# Goal of the exercise:
Copy each line below in which the word "matplotlib" occurs.

# Provided data:
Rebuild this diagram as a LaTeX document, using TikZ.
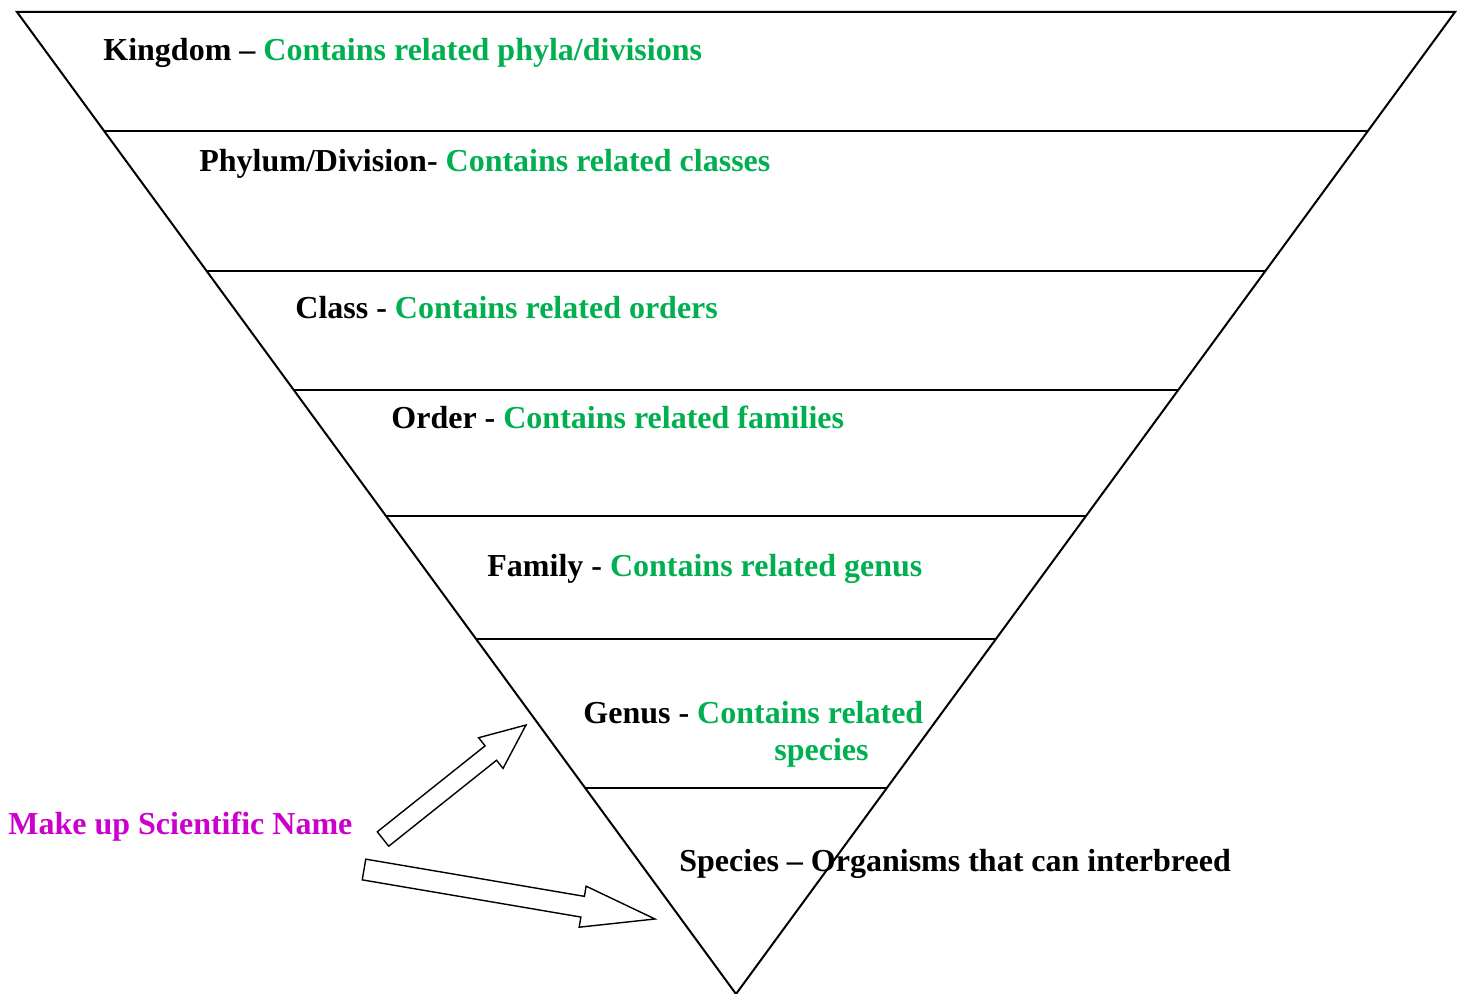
\documentclass[tikz,border=0pt]{standalone}
\usepackage{fontspec}
\setmainfont{Liberation Serif}
\usetikzlibrary{calc}
\definecolor{rankgreen}{RGB}{0,176,80}
\definecolor{namepink}{RGB}{204,0,204}
\tikzset{rank/.style={anchor=base west,inner sep=0pt,font=\fontsize{16pt}{19pt}\selectfont\bfseries},
	edge/.style={line width=1pt},
	fatline/.style={line width=0.7pt,line join=miter,fill=white}}
% block arrow: tail, tip, half shaft, half head, head length
\newcommand{\blockarrow}[5]{%
	\coordinate (hb) at ($(#2)!#5!(#1)$);
	\draw[fatline] ($(#1)!#3!90:(#2)$)--($(hb)!#3!90:(#2)$)--($(hb)!#4!90:(#2)$)--(#2)
		--($(hb)!#4!-90:(#2)$)--($(hb)!#3!-90:(#2)$)--($(#1)!#3!-90:(#2)$)--cycle;}

\begin{document}
\begin{tikzpicture}[x=0.5pt,y=-0.5pt]
	\useasboundingbox (0,0) rectangle (1461,994);
	\coordinate (tl) at (17,12);
	\coordinate (tr) at (1455,12);
	\coordinate (apex) at (736,994);
	\draw[edge] (tl)--(tr)--(apex)--cycle;
	\foreach \y in {131,271,390,516,639,788}
		\draw[edge] ($(tl)!{(\y-12)/982}!(apex)$)--($(tr)!{(\y-12)/982}!(apex)$);
	\node (kingdom) at (103,61)[rank] {Kingdom – \textcolor{rankgreen}{Contains related phyla/divisions}};
	\node (phylum) at (199,172)[rank] {Phylum/Division- \textcolor{rankgreen}{Contains related classes}};
	\node (class) at (295,319)[rank] {Class - \textcolor{rankgreen}{Contains related orders}};
	\node (order) at (391,429)[rank] {Order - \textcolor{rankgreen}{Contains related families}};
	\node (family) at (487,576)[rank] {Family - \textcolor{rankgreen}{Contains related genus}};
	\node (genus) at (583,723)[rank] {Genus - \textcolor{rankgreen}{Contains related}};
	\node (genus2) at (774,760)[rank,text=rankgreen] {species};
	\node (sciname) at (8,834)[rank,text=namepink] {Make up Scientific Name};
	\coordinate (uptail) at (383,839);
	\coordinate (uptip) at (526,725);
	\coordinate (lowtail) at (364,869.5);
	\coordinate (lowtip) at (655,919);
	\blockarrow{uptail}{uptip}{4.6pt}{9.8pt}{22.5pt}
	\blockarrow{lowtail}{lowtip}{5.25pt}{10.4pt}{36.7pt}
	\node (species) at (679,871)[rank] {Species – Organisms that can interbreed};
\end{tikzpicture}
\end{document}
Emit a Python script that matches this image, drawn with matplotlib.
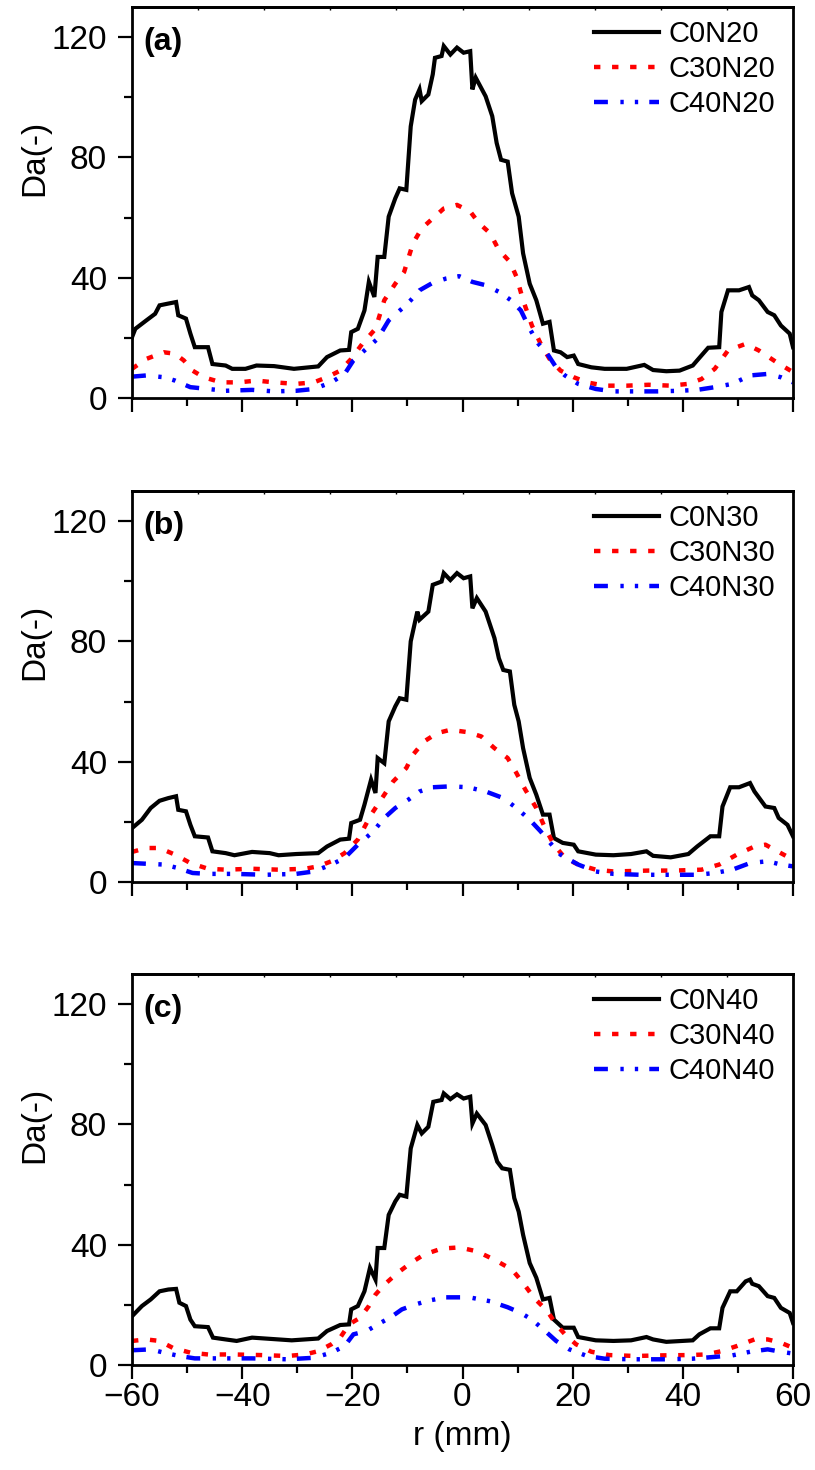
import matplotlib
matplotlib.use("Agg")
import matplotlib.pyplot as plt
from matplotlib.ticker import MultipleLocator, FixedLocator

plt.rcParams['font.family'] = ['Liberation Sans', 'DejaVu Sans']
plt.rcParams['lines.scale_dashes'] = False

# ---------------- data: panel (a) ----------------
r_a_c0 = [-60, -59.4, -57.4, -55.8, -55, -53.4, -52, -51.6, -50.2, -49.4, -48.6, -46.2, -45.4, -43, -41.8, -39.4,
          -37.4, -34.2, -30.6, -26.2, -24.6, -22.2, -20.6, -20.2, -19, -17.8, -17, -16, -15.4, -14.2, -13.4, -12.2,
          -11.4, -10.2, -9.4, -8.6, -7.8, -7.4, -6.2, -5.4, -5, -3.8, -3.4, -2.2, -1, 0.2, 1.4, 1.8, 2.4, 4.2, 5.4,
          6.2, 7, 8.2, 9, 10.2, 11, 12.2, 13.4, 14.6, 15.8, 16.6, 17.8, 19, 20.2, 21, 23.4, 25.8, 29.8, 33, 34.6, 37,
          39.4, 41.8, 42.6, 44.6, 46.6, 47, 48.2, 50.2, 52, 52.6, 53.8, 55.4, 56.6, 57.8, 59.4, 60]
da_a_c0 = [20.2, 23, 25.8, 28, 30.8, 31.4, 31.9, 27.5, 26.4, 21.4, 16.9, 16.9, 11.3, 10.8, 9.7, 9.7,
           10.8, 10.6, 9.7, 10.5, 13.6, 15.8, 16, 21.9, 23, 29.1, 38.6, 33.6, 46.9, 46.9, 60.3, 66.4,
           69.7, 69.2, 90.3, 99.2, 102.6, 98.7, 100.9, 107.6, 113.1, 113.7, 117, 114.2, 116.5, 114.8, 115.3, 102.6, 106.5, 100.3, 93.7,
           84.8, 79.2, 78.6, 68.1, 60.3, 48.1, 38, 32.5, 24.7, 25.3, 15.8, 15.2, 13.6, 14.1, 11.3, 10.2, 9.7, 9.7, 11, 9.3, 8.9,
           9.1, 10.8, 12.5, 16.7, 16.9, 28.6, 35.8, 35.8, 36.9, 34.1, 32.5, 28.6, 27.5, 24.1, 21.4, 16.9]

r_a_c30 = [-60, -57.4, -54.2, -52.2, -50.6, -49, -47, -43.8, -40.6, -37.4, -34.2, -30.2, -27, -24.6, -22.2, -20.2,
           -18.2, -15.8, -14.2, -12.2, -10.6, -9, -7.4, -5.4, -3.4, -1, 1.4, 3, 5, 6.6, 8.6, 9.8, 11, 12.6, 14.2,
           15.8, 17.8, 20.2, 22.6, 25.8, 29.8, 33.8, 37.8, 41, 43.4, 45.8, 48.2, 51.4, 53.8, 57, 60]
da_a_c30 = [9.7, 13, 15.2, 14.7, 12.5, 9.1, 6.9, 5.2, 5.2, 5.8, 5.2, 4.7, 5.2, 6.9, 9.1, 13,
            18, 23, 32.5, 38, 41.9, 51.4, 56.4, 59.7, 63, 64.2, 62, 58.1, 54.8, 49.2, 45.3, 40.3, 32.5, 24.1, 18,
            13, 9.1, 6.9, 5.2, 4.1, 4.1, 4.4, 4.1, 4.7, 6.3, 9.7, 15.8, 18, 15.8, 11.9, 8.6]

r_a_c40 = [-60, -57.4, -54.2, -52.2, -49.4, -46.2, -43, -38.2, -34.2, -30.2, -27, -23.8, -21.4, -19.8, -17.8,
           -15.4, -13.4, -11, -9.4, -7.8, -5.4, -3, -0.6, 1.8, 4.2, 6.6, 8.8, 10.6, 12.2, 13.8, 15.4, 17, 18.6,
           21, 24.2, 27.4, 31.4, 35.4, 39.4, 42.6, 45.8, 49, 52.2, 55.4, 57.8, 60]
da_a_c40 = [7.1, 7.5, 6.9, 5.8, 3.6, 3, 2.4, 2.7, 2.2, 2.4, 3, 5.2, 8, 12.5, 15.8,
            19.7, 25.8, 29.7, 32.5, 35.8, 38.3, 39.7, 40.5, 38.6, 37.5, 35.3, 32.5, 29.1, 23, 18, 14.7, 10.2, 7.5,
            4.7, 3, 2.2, 2.2, 2.2, 2.4, 2.7, 3.6, 4.7, 7.5, 8, 6.9, 5.2]

# ---------------- data: panel (b) ----------------
r_b_c0 = [-60, -58.2, -56.6, -55, -53.4, -52, -51.6, -50.2, -49.4, -48.6, -46.2, -45.4, -43, -41.4, -38.2, -35,
          -33.4, -30.2, -26.2, -24.6, -22.2, -20.6, -20.2, -18.6, -17.8, -16.6, -15.8, -15.4, -14.2, -13.4, -12.2,
          -11.4, -10.2, -9.4, -8.2, -7.8, -6.2, -5.4, -3.8, -3.4, -2.2, -1, 0.2, 1.4, 1.8, 2.6, 4.2, 5.8, 6.6, 7.4,
          8.6, 9.4, 10.2, 11, 12.2, 13.4, 14.6, 15.8, 16.6, 18.2, 20.2, 21, 24.2, 27.4, 30.6, 33.4, 34.6, 37.8, 41,
          42.6, 45, 46.6, 47.2, 48.6, 50.2, 52.2, 53, 55, 56.6, 57.4, 59, 60]
da_b_c0 = [17.9, 20.7, 24.6, 27, 27.9, 28.5, 24, 23.5, 19, 15.2, 14.8, 10.2, 9.6, 8.9, 10, 9.6,
           8.9, 9.3, 9.6, 11.8, 14.1, 14.4, 19.6, 20.7, 25.7, 34, 29.6, 41.2, 39.5, 53.4, 58.4,
           61.1, 60.6, 80, 89.9, 87.2, 89.9, 98.8, 99.9, 102.7, 100.4, 102.7, 101, 101.6, 91, 94.4, 89.9, 81.1, 74.4, 70.5,
           70, 58.9, 53.4, 44.5, 34.6, 29, 22.4, 22.4, 14.6, 13, 12.4, 10.2, 9.1, 8.9, 9.3, 10.2, 8.7, 8.2, 9.3,
           11.8, 15.2, 15.2, 25.1, 31.5, 31.5, 32.9, 30.1, 25.1, 24.6, 21.3, 19, 15.2]

r_b_c30 = [-60, -57.4, -55, -52.2, -49.4, -46.2, -43, -38.2, -33.4, -28.6, -26.2, -23.8, -21.4, -19, -16.6, -14.2,
           -12.6, -10.2, -9, -7, -4.6, -2.2, 1, 3.4, 5.8, 8.2, 9.8, 11.4, 13.4, 15, 16.6, 18.6, 21, 24.2, 27.4,
           33.8, 38.6, 43.4, 46.6, 49.8, 53, 55, 57.8, 60]
da_b_c30 = [10, 11.3, 11.3, 9.1, 6.3, 4.4, 4.1, 4.4, 4.1, 4.4, 5.2, 6.9, 9.6, 14.1, 22.4, 29,
            33.4, 37.9, 42.3, 46.7, 49.5, 50.6, 49.8, 48.4, 44.5, 41.2, 36.2, 30.7, 24.6, 17.9, 12.4, 8, 5.8, 4.1, 3.5,
            3.8, 3.8, 4.1, 5.8, 9.1, 11.8, 12.4, 9.6, 7.4]

r_b_c40 = [-60, -56.6, -54.2, -51.8, -49, -46.2, -41.4, -35.8, -30.2, -27, -23.8, -21.4, -19, -16.2, -14.2, -12.2,
           -9.8, -7.8, -5.4, -2.2, 1, 4.2, 7.4, 9.8, 12.2, 14.2, 16.2, 17.8, 21, 24.2, 27.4, 32.2, 37.8, 42.6, 45.8,
           49, 52.2, 55.4, 57.8, 60]
da_b_c40 = [6.3, 6, 5.8, 4.7, 3, 2.7, 2.7, 2.4, 2.7, 3.5, 5.8, 8, 12.4, 16.8, 21.3, 24.6,
            27.4, 30.1, 31.5, 31.8, 31.5, 30.1, 27.9, 24.6, 20.7, 16.8, 12.4, 9.1, 5.8, 3.5, 2.7, 2.4, 2.4, 2.4, 3,
            4.1, 6.3, 6.9, 5.8, 5.2]

# ---------------- data: panel (c) ----------------
r_c_c0 = [-60, -58.2, -56.6, -55, -53.4, -52, -51.4, -50.2, -49.4, -48.6, -46.2, -45.3, -43, -41, -38.2, -35,
          -31, -26.2, -24.6, -22.2, -20.6, -20.2, -19, -17.8, -16.8, -15.8, -15.4, -14.2, -13.4, -12.2, -11.4,
          -10.2, -9.4, -8.2, -7.4, -6.2, -5.3, -3.8, -3.4, -2.2, -1, 0.2, 1.4, 1.8, 2.6, 4.2, 5.4, 6.3, 7.2, 8.6,
          9.4, 10.2, 11, 12.2, 13.4, 14.6, 15.8, 16.6, 18.2, 20.2, 21, 24.2, 27.4, 30.6, 33.4, 34.6, 37, 41.8, 43,
          45, 46.6, 47.2, 48.6, 49.8, 51.4, 52.2, 52.6, 53.8, 55.4, 56.6, 57.8, 59.4, 60]
da_c_c0 = [16.2, 19.6, 21.8, 24.5, 25.1, 25.3, 20.7, 19.6, 15.1, 12.9, 12.6, 9.1, 8.5, 8, 9.1, 8.7,
           8.2, 8.8, 11.3, 13.3, 13.5, 18.5, 19.6, 24.5, 32.3, 28.4, 38.9, 38.9, 49.9, 54.4, 56.6,
           56, 72, 79.8, 77, 79.2, 87.5, 88.1, 90.3, 88.4, 90, 88.6, 89.2, 80.3, 83.6, 79.8, 73.1, 67.6, 65.4, 64.9,
           55.5, 51, 43.3, 33.9, 29, 21.8, 22.3, 15.1, 12.4, 12.4, 9.3, 8.2, 8, 8.2, 9.3, 8.5, 7.7, 8.2, 10.2,
           12.2, 12.2, 19, 24.5, 24.5, 27.8, 28.4, 27, 26.2, 22.9, 22.3, 19, 17.3, 14]

r_c_c30 = [-60, -57.4, -55, -52.6, -49.4, -46.2, -41.4, -36.6, -31.8, -28.6, -26.2, -23.8, -22.2, -20.6, -18.6,
           -17, -15.8, -14.2, -11.8, -9.4, -7, -3.8, -0.6, 2.6, 5.8, 9, 11, 13, 15.4, 17, 18.6, 20.6, 23.4, 26.6,
           31.4, 36.2, 41, 44.2, 47, 49.8, 53, 55.4, 57.8, 60]
da_c_c30 = [8, 8.5, 8, 5.7, 4.1, 3.5, 3.5, 3.3, 3, 3.5, 4.6, 6.9, 9.1, 13.5, 15.7,
            19.6, 23.4, 26.7, 30.6, 33.9, 36.7, 38.7, 39.1, 37.8, 35, 31.7, 27.3, 22.3, 17.9, 13.5, 10.2, 6.9, 4.4, 3.3,
            3, 3.2, 3.3, 3.5, 4.6, 6.3, 8.5, 8.5, 7.4, 5.7]

r_c_c40 = [-60, -56.6, -54.2, -51.4, -48.6, -43.8, -38.2, -31.8, -27, -23.8, -21.4, -19.8, -17.4, -15.4, -13,
           -11, -8.6, -6.2, -3, -0.2, 1.8, 5, 8.2, 10.6, 12.6, 15, 17, 19.4, 22.6, 25.8, 30.6, 37, 41.8, 45.8, 49,
           52.2, 55.4, 57.8, 60]
da_c_c40 = [4.9, 5.2, 4.1, 3, 2.2, 2.2, 2.2, 1.9, 2.4, 4.1, 6.3, 10.2, 11.3, 13.5, 15.9,
            18.5, 20.1, 21.4, 22.5, 22.5, 22.3, 21.2, 19.2, 17.3, 15.1, 11.3, 8, 5.2, 3, 2.1, 1.9, 1.9, 2.1, 2.7, 3.2,
            4.4, 5.2, 4.4, 3.8]

panel_tags = ['(a)', '(b)', '(c)']
labels_a = ['C0N20', 'C30N20', 'C40N20']
labels_b = ['C0N30', 'C30N30', 'C40N30']
labels_c = ['C0N40', 'C30N40', 'C40N40']

panels = [
    ((r_a_c0, da_a_c0), (r_a_c30, da_a_c30), (r_a_c40, da_a_c40), labels_a),
    ((r_b_c0, da_b_c0), (r_b_c30, da_b_c30), (r_b_c40, da_b_c40), labels_b),
    ((r_c_c0, da_c_c0), (r_c_c30, da_c_c30), (r_c_c40, da_c_c40), labels_c),
]

fig = plt.figure(figsize=(8.15, 14.7), dpi=100)
L, W = 132 / 815, 661 / 815
bottoms = [(1470 - 398) / 1470, (1470 - 882) / 1470, (1470 - 1365) / 1470]
H = 391 / 1470

red_ls = (0, (4.6, 8.4))
blue_ls = (0, (10, 9, 2.4, 8, 2.4, 8))

for i, (s0, s30, s40, labs) in enumerate(panels):
    ax = fig.add_axes([L, bottoms[i], W, H])
    ax.plot(s0[0], s0[1], color='black', lw=3.0, label=labs[0], solid_joinstyle='miter')
    ax.plot(s30[0], s30[1], color='#FF0000', lw=3.2, linestyle=red_ls, label=labs[1], dash_capstyle='butt')
    ax.plot(s40[0], s40[1], color='#0000FF', lw=3.2, linestyle=blue_ls, label=labs[2], dash_capstyle='butt')
    ax.set_xlim(-60, 60)
    ax.set_ylim(0, 130)
    ax.xaxis.set_major_locator(MultipleLocator(20))
    ax.xaxis.set_minor_locator(MultipleLocator(10))
    ax.yaxis.set_major_locator(FixedLocator([0, 40, 80, 120]))
    ax.yaxis.set_minor_locator(FixedLocator([20, 60, 100]))
    ax.tick_params(axis='both', which='major', direction='out', length=10, width=1.6, labelsize=24)
    ax.tick_params(axis='both', which='minor', direction='out', length=6, width=1.6)
    ax.tick_params(axis='y', which='major', pad=8)
    ax.tick_params(axis='x', which='major', pad=2)
    for sp in ax.spines.values():
        sp.set_linewidth(2.0)
    if i < 2:
        ax.tick_params(axis='x', labelbottom=False)
    else:
        ax.set_xlabel('r (mm)', fontsize=24, labelpad=6)
    ax.set_ylabel('Da(-)', fontsize=24)
    ax.yaxis.set_label_coords(-0.124, 0.615)
    # small top ticks
    sec = ax.secondary_xaxis('top')
    sec.set_xticks([-48, -36, -24, -12, 0, 12, 24, 36, 48])
    sec.tick_params(direction='in', length=2.5, width=1.0, labeltop=False)
    sec.spines['top'].set_linewidth(2.0)

    ax.text(0.017, 0.95, panel_tags[i], transform=ax.transAxes, fontsize=23,
            fontweight='bold', ha='left', va='top')
    leg = ax.legend(loc='upper left', bbox_to_anchor=(0.699, 0.967), frameon=False,
                    fontsize=21, handlelength=2.24, handletextpad=0.31,
                    labelspacing=0.25, borderpad=0, borderaxespad=0)

fig.savefig('out.png', dpi=100)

# Output below:
Emit a Python script that matches this image, drawn with matplotlib.
import matplotlib
matplotlib.use("Agg")
import matplotlib.pyplot as plt
from matplotlib.ticker import MultipleLocator, FixedLocator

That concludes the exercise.